Another great way of engaging with drivers, and helping them to embrace new telematics devices is by promoting a little bit of healthy competition. Nothing too competitive, you don’t want to create divisions within the team, but a fun league table that shows which are the worst drivers in terms of speeding, harsh braking, acceleration etc, can help you cut fuel costs by a significant amount. The TomTom Fresh Fleet Thinking blog cites the experiences of the Zenith Hygiene Group, who managed to cut fuel costs by £222,660 when they introduced league tables.
You might think that rewards for the best drivers would help make fleet management tools more popular but actually research suggests that drivers are more likely to engage with telematics if their efforts are simply acknowledged. Research has also found that if drivers are made aware of the collective benefits telematics provide then they are more likely to improve their own driving performance.

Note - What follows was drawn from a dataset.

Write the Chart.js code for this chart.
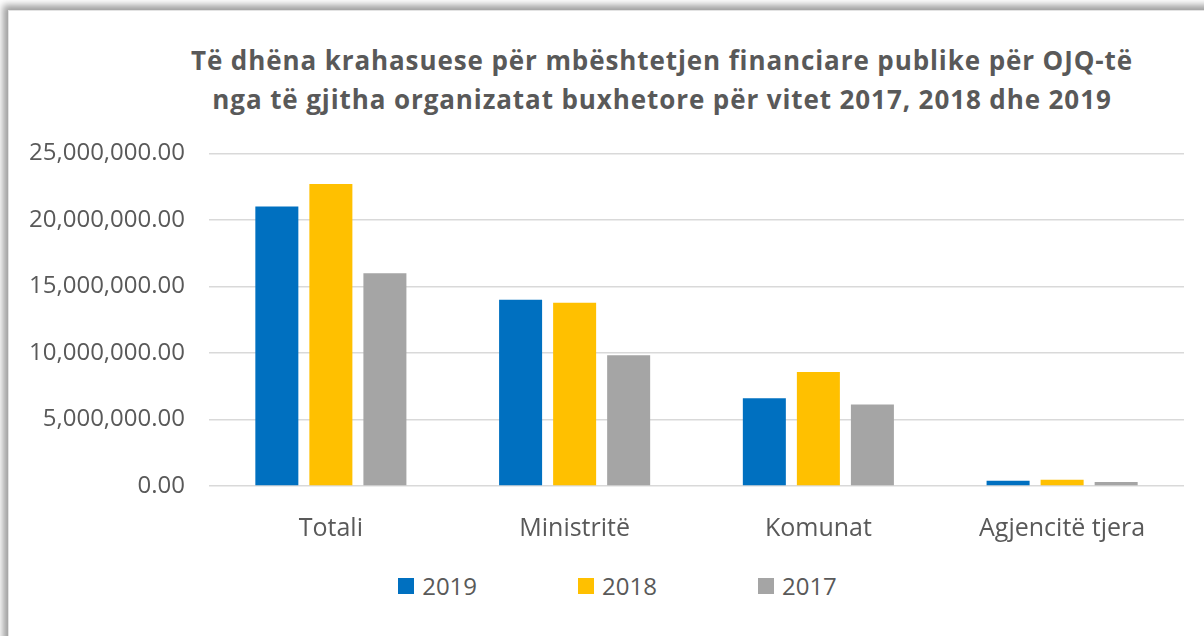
<!DOCTYPE html>
<html>
<head>
<meta charset="utf-8">
<script src="https://cdn.jsdelivr.net/npm/chart.js@4"></script>
<style>
  html, body { margin: 0; padding: 0; width: 1204px; height: 636px; overflow: hidden; background: #fff; }
  .frame {
    position: absolute; left: 8px; top: 10px; width: 1400px; height: 800px;
    background: #fff; border-left: 1px solid #e3e3e3; border-top: 1px solid #e3e3e3;
    box-shadow: -4px -4px 7px 1px rgba(0,0,0,0.38);
  }
  .title {
    position: absolute; left: 162px; top: 41px; width: 1000px;
    text-align: center; font: bold 26px "Open Sans", sans-serif; letter-spacing: 0.9px;
    line-height: 39px; color: #595959;
  }
  .chart-box { position: absolute; left: 0; top: 115px; width: 1204px; height: 435px; }
  #legend {
    position: absolute; left: 0; top: 569px; width: 1235px;
    display: flex; justify-content: center; gap: 101px;
    font: 24px "Open Sans", sans-serif; color: #595959;
  }
  #legend .item { display: flex; align-items: center; gap: 8px; }
  #legend .box { width: 16px; height: 16px; }
</style>
</head>
<body>
<div class="frame"></div>
<div class="title">Të dhëna krahasuese për mbështetjen financiare publike për OJQ-të<br>nga të gjitha organizatat buxhetore për vitet 2017, 2018 dhe 2019</div>
<div class="chart-box"><canvas id="myChart"></canvas></div>
<div id="legend"></div>

<script>
// data

const categories = ['Totali', 'Ministritë', 'Komunat', 'Agjencitë tjera'];
const series = ['2019', '2018', '2017'];
const values2019 = [21000000, 14000000, 6600000, 400000];
const values2018 = [22700000, 13770000, 8570000, 470000];
const values2017 = [16000000, 9820000, 6120000, 300000];
const colors = ['#0070C0', '#FFC000', '#A5A5A5'];
const yTicks = [0, 5000000, 10000000, 15000000, 20000000, 25000000];

const textColor = '#595959';

// html legend built from the chart datasets
const htmlLegend = {
  id: 'htmlLegend',
  afterUpdate(chart) {
    const box = document.getElementById('legend');
    box.innerHTML = '';
    chart.data.datasets.forEach(function(ds) {
      const item = document.createElement('div');
      item.className = 'item';
      const sq = document.createElement('span');
      sq.className = 'box';
      sq.style.background = ds.backgroundColor;
      const txt = document.createElement('span');
      txt.textContent = ds.label;
      item.appendChild(sq);
      item.appendChild(txt);
      box.appendChild(item);
    });
  }
};

const ctx = document.getElementById('myChart');

new Chart(ctx, {
  type: 'bar',
  data: {
    labels: categories,
    datasets: [
      { label: series[0], data: values2019, backgroundColor: colors[0] },
      { label: series[1], data: values2018, backgroundColor: colors[1] },
      { label: series[2], data: values2017, backgroundColor: colors[2] }
    ]
  },
  options: {
    responsive: true,
    maintainAspectRatio: false,
    animation: false,
    categoryPercentage: 0.665,
    barPercentage: 0.796,
    layout: { padding: { top: 29, right: 20, bottom: 0, left: 0 } },
    plugins: {
      legend: { display: false },
      title: { display: false },
      tooltip: { enabled: false }
    },
    scales: {
      x: {
        grid: { display: false },
        border: { display: false },
        ticks: { color: textColor, font: { family: 'Open Sans', size: 25 }, padding: 20, maxRotation: 0 },
        afterFit(axis) { axis.height = 64; }
      },
      y: {
        min: 0,
        max: 25000000,
        afterBuildTicks(axis) { axis.ticks = yTicks.map(v => ({ value: v })); },
        grid: { color: '#d9d9d9', lineWidth: 1.6, drawTicks: false },
        border: { display: false },
        ticks: {
          color: textColor,
          font: { family: 'Open Sans', size: 24 },
          padding: 24,
          callback: v => v.toLocaleString('en-US', { minimumFractionDigits: 2, maximumFractionDigits: 2 })
        },
        afterFit(axis) { axis.width = 209; }
      }
    }
  },
  plugins: [htmlLegend]
});
</script>
</body>
</html>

By all means reinforce what your drivers are doing with positive feedback. Constructive criticism and praise often gets shared amongst drivers, whilst negative feedback is kept to oneself. Encourage a culture of positive feedback and collaboration by setting an example.
The TomTom Fresh Fleet Thinking blog is full of examples where engagement with drivers has led to improved performances on the road. Chris Stone, Finance Manager at Scotia Gas Networks told TomTom about the monthly team meetings SGN had introduced where drivers are given “an open platform…to discuss performance, business developments and receive advice on how they might drive more economically.”
This had made the drivers more conscious of their actions. Mr Stone said that the recipe for success is “about having the right team spirit, balanced with a touch of healthy competition.”
Another TomTom client Michael Rayner, Director of TURRIS-UK Ltd said that by making it as simple as possible for drivers, managers and supervisors to keep in touch the company had managed to successfully install telematics devices in all their vehicles. Mr Rayner said that drivers “were receptive to making improvements, understood that we were looking to manage road risk and had their interests at heart.”
So, what does this tell us about how you should introduce telematics to your fleet? Well, put away the carrot and the stick and sit down with your drivers. Explain the benefits of fleet management tools with them, and you’ll find that they will be as open to change as you are!
After all, more money saved on fuel means more money for wages!